No OS, so probably bad.
Acers are fine I suppose. I'd avoid Advent and things like that. For the price, you have a lot of options. I suppose the main decider would be the size and weight, and if how much battery life would be ideal.
There are a few different categories of laptops (in general).
- Netbooks (slow, small and light, low resolution, all day battery life, no optical drives, < £300).
- Thin and light notebooks (faster than netbooks, 5-6 hours battery life, standard resolution, with and without optical drive < £500).
- Budget home laptops (i3-i5 processor, 15'' screen, 2-4 hours battery life, a bit cumbersome < £500).
- Entertainment laptops (i3-i5 processors, medium dedicated graphics, 15'' or 17'' screens, £1000-£500, 2-3 hours battery life).
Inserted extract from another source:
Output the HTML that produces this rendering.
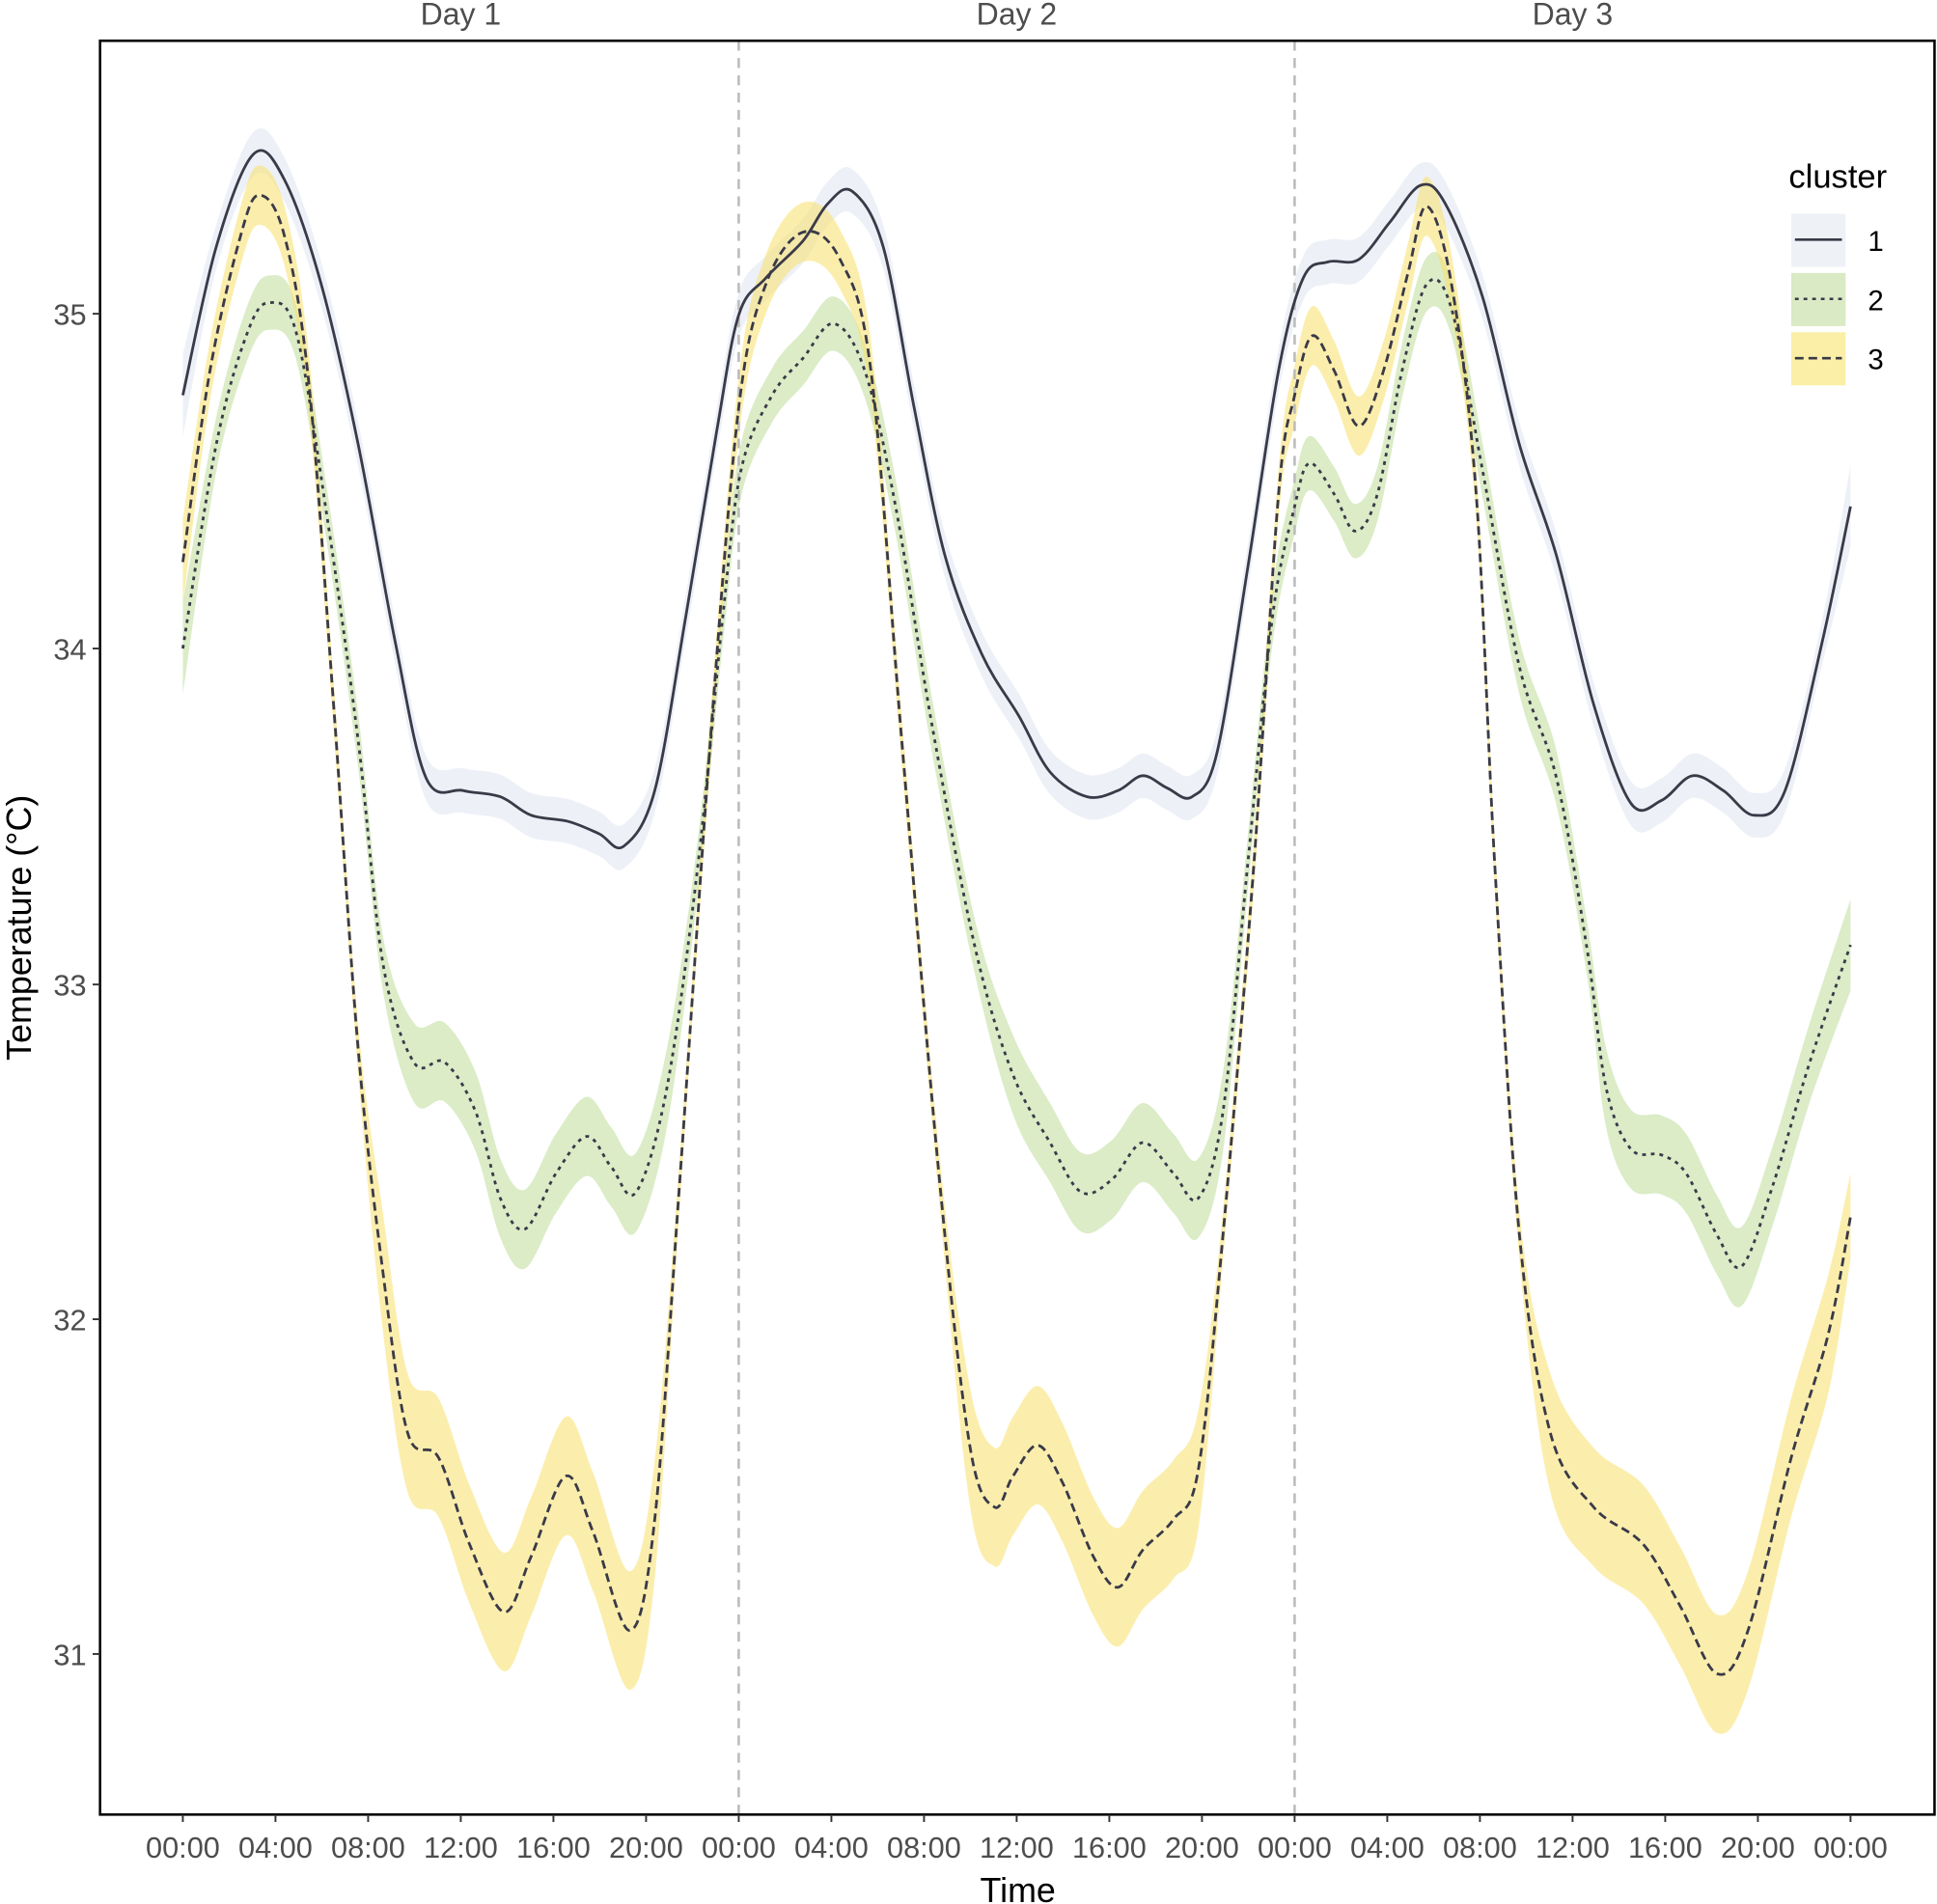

- Gaming laptops (i5-i7 procs, high quality graphics, 15'' or 17'', 2-3 hours battery life, £1500-£1000).
And among those a multitude of variation and prices. From your specs, I would say a 15'' i3 processor, 3-4 gigs of RAM, maybe a dedicated graphics card for a bit of gaming (nothing fancy, mind). Can go i5 if you can spare the dough, but i3 is more than fine for the standard laptop usage.
Dell XPS, Sony Vaio E, Samsung R530 / R580, Some Acers are worth a look, Asus has some decent models, as well as the HP dv6, Lenovo G560... Loads!